Dion F. Guthrie, the lone Democrat on the council and the primary force behind the movement to change the county's adequate public facilities laws to ease school crowding, said he understands the home builders' rush to nail down their permits, but admitted that it bothers him.

"It's one of the things in this world we can't do anything about," he said.

"Sooner or later we are going to have to step up to the plate and address the pipeline issue," he said referring to the plans for approximately 6,000 homes in the county that already have preliminary approval but are waiting to be built.

"It's a joke," Guthrie said of the current system that allows developers to have so many homes in the pipeline.

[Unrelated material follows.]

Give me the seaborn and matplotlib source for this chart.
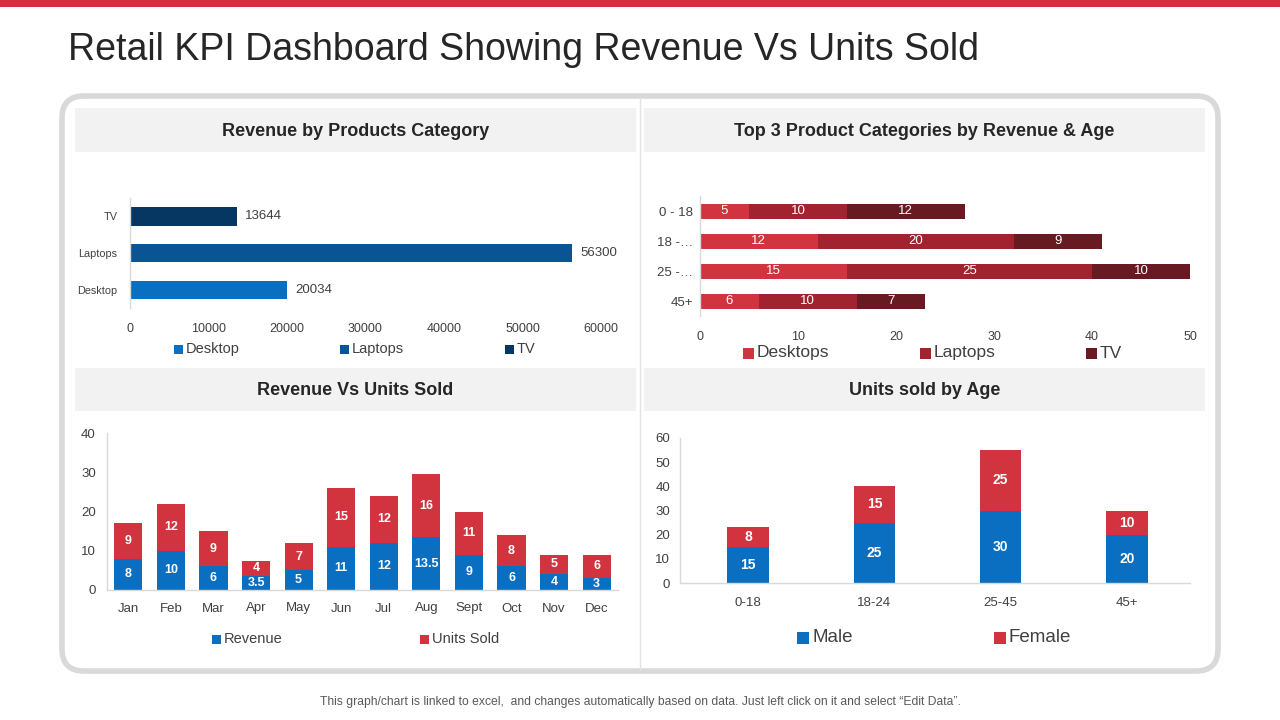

"When a moratorium is imposed because a school is overcrowded, nothing happens," he said. "Home construction continues because there are so many homes already in the pipeline."

He used Fallston Middle School as an example. A moratorium on development has been imposed on the Fallston school district as a result of Fallston Middle School having nearly 30 percent more pupils than it was designed to handle.

500 homes in pipeline

"But construction continues there," said Guthrie, "because there are about 500 homes in the pipeline that have already been approved for the Fallston area."

Guthrie said he will be talking with other council members in coming weeks to seek support for legislation to address the large number of houses in the pipeline.

DeLane Lewis, one of the disgruntled parents who have been attending council meetings in recent months demanding action, is disappointed with the latest legislative proposal.

She told council members that the proposed bill "has no teeth" and does nothing to prevent a large number of new homes from coming into a neighborhood where the schools are filled beyond capacity. Lewis is a lawyer with two children in Fallston Middle School.

"I'm extremely disappointed with Mrs. Haas' recommendation," said Lewis, who waited to nearly 11:30 Tuesday night to address council members. "It is a betrayal of her trust of the children of this county."

Deb Merlock of the Harford County Council of PTAs said she could not blame developers for snatching up building permits when they don't know the impact of potential future legislation on their business. "I expected this to happen."

She said it concerns her because any new development will be putting more children in schools before a new school can be built.